Will your team clearly increase AI literacy and practical understanding?

A high-quality submission can be strong even with limited technical skills if these six dimensions are clear and honest.

Suggested preparation timeline

Week 1: Define the bottleneck and collect evidence

  • Capture 1 to 2 recurring newsroom problems.
  • Identify where audience harm or delay happens.
  • Select one problem only.

Week 2: Draft idea and audience section

  • Write the three-sentence idea summary.
  • Write your audience profile.
  • Define “before” and “after” outcome in one sentence.

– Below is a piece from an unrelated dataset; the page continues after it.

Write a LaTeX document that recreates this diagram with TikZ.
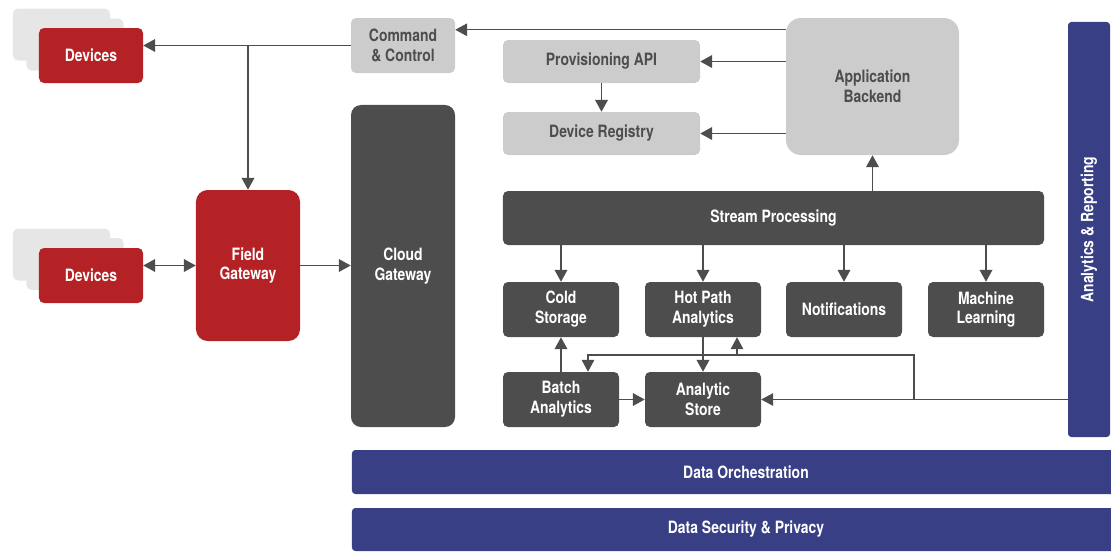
\documentclass[tikz,border=0pt]{standalone}
\usepackage{fontspec}
\setmainfont{TeX Gyre Heros}[FakeStretch=0.82]
\usepackage{xcolor}
\usetikzlibrary{calc,
	positioning,
	arrows.meta}

\definecolor{devred}{HTML}{B52226}
\definecolor{slate}{HTML}{4D4D4D}
\definecolor{silver}{HTML}{CCCCCC}
\definecolor{mist}{HTML}{E6E6E6}
\definecolor{navy}{HTML}{383F85}

\begin{document}
\begin{tikzpicture}[x=0.03cm, y=-0.03cm,
		every node/.style={font=\fontsize{14.5}{17}\selectfont\bfseries, align=center, inner sep=0pt},
		box/.style={rectangle, rounded corners=0.15cm, minimum width=3.12cm, minimum height=1.65cm},
		redbox/.style={box, fill=devred, text=white},
		ghostbox/.style={rectangle, rounded corners=0.15cm, fill=mist, minimum width=2.91cm, minimum height=1.56cm},
		darkbox/.style={box, fill=slate, text=white},
		lightbox/.style={box, fill=silver, text=slate},
		lowbox/.style={darkbox, minimum width=3.48cm},
		bluebar/.style={rectangle, rounded corners=0.1cm, fill=navy, text=white},
		arr/.style={draw=slate, line width=1.5pt, -{Triangle[length=0.36cm, width=0.38cm]}},
		arr2/.style={arr, {Triangle[length=0.36cm, width=0.38cm]}-{Triangle[length=0.36cm, width=0.38cm]}},
		thinarr/.style={arr, line width=0.9pt}]
	\useasboundingbox (0,0) rectangle (1111,551);
	\clip (0,0) rectangle (1111,551);

	% devices
	\node[ghostbox] (dev1b) at (61.5,34.5) {};
	\node[ghostbox] (dev1a) at (75,44.5) {};
	\node[redbox] (dev1) at (91,55.5) {Devices};
	\node[ghostbox] (dev2b) at (61.5,254.5) {};
	\node[ghostbox] (dev2a) at (75,264) {};
	\node[redbox] (dev2) at (91,275.5) {Devices};

	\node[redbox, minimum height=4.53cm, rounded corners=0.35cm] (fgw) at (248,265.5) {Field\\Gateway};
	\node[lightbox] (cc) at (403,45.5) {Command\\\& Control};
	\node[darkbox, minimum height=9.66cm, rounded corners=0.3cm] (cg) at (403,266) {Cloud\\Gateway};

	\node[lightbox, minimum width=5.91cm, minimum height=1.29cm] (prov) at (601.5,61.5) {Provisioning API};
	\node[lightbox, minimum width=5.91cm, minimum height=1.29cm] (reg) at (601.5,133.5) {Device Registry};
	\node[lightbox, minimum width=5.19cm, minimum height=4.11cm, rounded corners=0.45cm] (ab) at (872.5,86.5) {Application\\Backend};

	\node[darkbox, minimum width=16.23cm, minimum height=1.62cm] (sp) at (773.5,218) {Stream Processing};
	\node[lowbox] (cold) at (561,309.5) {Cold\\Storage};
	\node[lowbox] (hot) at (703,309.5) {Hot Path\\Analytics};
	\node[lowbox] (notif) at (844,309.5) {Notifications};
	\node[lowbox] (ml) at (986,309.5) {Machine\\Learning};
	\node[lowbox] (batch) at (561,399.5) {Batch\\Analytics};
	\node[lowbox] (store) at (703,399.5) {Analytic\\Store};

	\node[bluebar, minimum width=1.26cm, minimum height=12.45cm] (ar) at (1089,229.5) {};
	\node[rotate=90, text=white] (arlabel) at (ar) {Analytics \& Reporting};
	\node[bluebar, minimum width=23.64cm, minimum height=1.32cm] (orch) at (746,472) {Data Orchestration};
	\node[bluebar, minimum width=23.64cm, minimum height=1.29cm] (sec) at (746,529.5) {Data Security \& Privacy};

	% connectors
	\coordinate (ccin) at ($(cc.north east)+(0,12)$);
	\draw[thinarr] (ab.west |- ccin) -- (ccin);
	\draw[arr] (cc.west) -- (cc.west -| dev1.east);
	\draw[arr] (cc.west -| fgw.north) -- (fgw.north);
	\draw[arr] (ab.west |- prov.east) -- (prov.east);
	\draw[arr] (ab.west |- reg.east) -- (reg.east);
	\draw[arr] (prov.south) -- (reg.north);
	\draw[arr] (sp.north -| ab.south) -- (ab.south);
	\foreach \n in {cold,hot,notif,ml}
		\draw[arr] (sp.south -| \n.north) -- (\n.north);

	\draw[arr2] (dev2.east |- fgw.west) -- (fgw.west);
	\draw[arr] (fgw.east) -- (fgw.east -| cg.west);

	\draw[arr] (batch.north) -- (cold.south);
	\draw[arr] (batch.east) -- (store.west);
	\draw[arr] (hot.south) -- (store.north);

	% feedback loop from reporting
	\coordinate (tap) at (914,399.5);
	\coordinate (ring) at (914,355);
	\coordinate (batchin) at ($(batch.north)+(27,0)$);
	\coordinate (hotin) at ($(hot.south)+(34,0)$);
	\draw[thinarr] (ar.west |- store.east) -- (store.east);
	\draw[thinarr] (tap) -- (ring) -| (batchin);
	\draw[thinarr] (ring -| hotin) -- (hotin);
\end{tikzpicture}
\end{document}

Week 3: Align team and governance

  • Finalize team roles and responsibilities.
  • Confirm organization endorsement.
  • Draft integrity section (fact-check, corrections, approval hierarchy).

Week 4: Match your draft to form questions

  • Use the form fields as a checklist.
  • Keep answers short and direct.
  • Prepare answers for support needs and travel readiness.

Week 5: Internal review and peer test

  • Ask one colleague to summarize your application in two minutes.
  • Ask if any answer sounds vague.
  • Fix contradictions.

Week 6: Finalization and submission strategy

  • Finalize all required fields.
  • Check spelling and contact details.
  • Submit early; do not wait until close date.

Common mistakes and direct corrections

Mistake: Submitting broad concepts only

Correction: present one narrow and testable problem.

Mistake: Framing AI as “black box magic”

Correction: explicitly map AI output flow with manual oversight points.

Mistake: Ignoring ethics language and transparency

Correction: include review stages and correction process in your main body.

Mistake: Weak team structure

Correction: write role-based ownership and process ownership.

Mistake: Treating travel as optional

Correction: for this cycle, travel participation is clearly part of selection and implementation.

Mistake: No organization-backed continuity

Correction: include someone who can sustain the project after support.

FAQ based on verified program facts

Is this only for technical experts?

No. The opportunity includes training and technical support. It is open to applicants who can clearly define a practical newsroom need.

Can freelancers apply?

Possibly, if eligibility and organizational requirements are satisfied and the submission is organization-backed.

Must we build a full product?

The structure suggests prototype development and implementation support, not a finished commercial product.

Is the stipend paid as salary?

The listed support is a stipend tied to this development opportunity, not a broad payroll replacement framework in itself.

How many team members should travel?

The form text mentions a maximum of two per team for face-to-face participation in Windhoek.

Is there coaching only, or also implementation support?

Both are mentioned. Coaching is tied to idea development and execution support.

What if the program is already closed?

The listed close date is in 2025. Confirm with DW before preparing final spend on this exact cycle. If closed, repurpose your draft for future calls.

Risks and caveats to keep in mind

Even with a strong idea, a few non-technical blockers can sink applications:

  • No clear organizational sign-off,
  • no practical travel plan,
  • not acknowledging limited technical infrastructure,
  • no language or audience strategy,
  • unrealistic build scope.

Do not hide constraints. Reviewers tend to trust applications that are explicit about risk and mitigation.

What to do next this week

  1. Run the eligibility checklist against your team.
  2. Choose one problem and one measurable outcome.
  3. Draft your three-sentence summary and full idea explanation.
  4. Add integrity safeguards before any other section.
  5. Confirm travel, age, and organizational backing.
  6. If this cycle is closed, save your draft and monitor for the next round.

You should leave this page not with a perfect pitch, but with one clean execution plan, one risk-aware project design, and one team that is ready for coaching.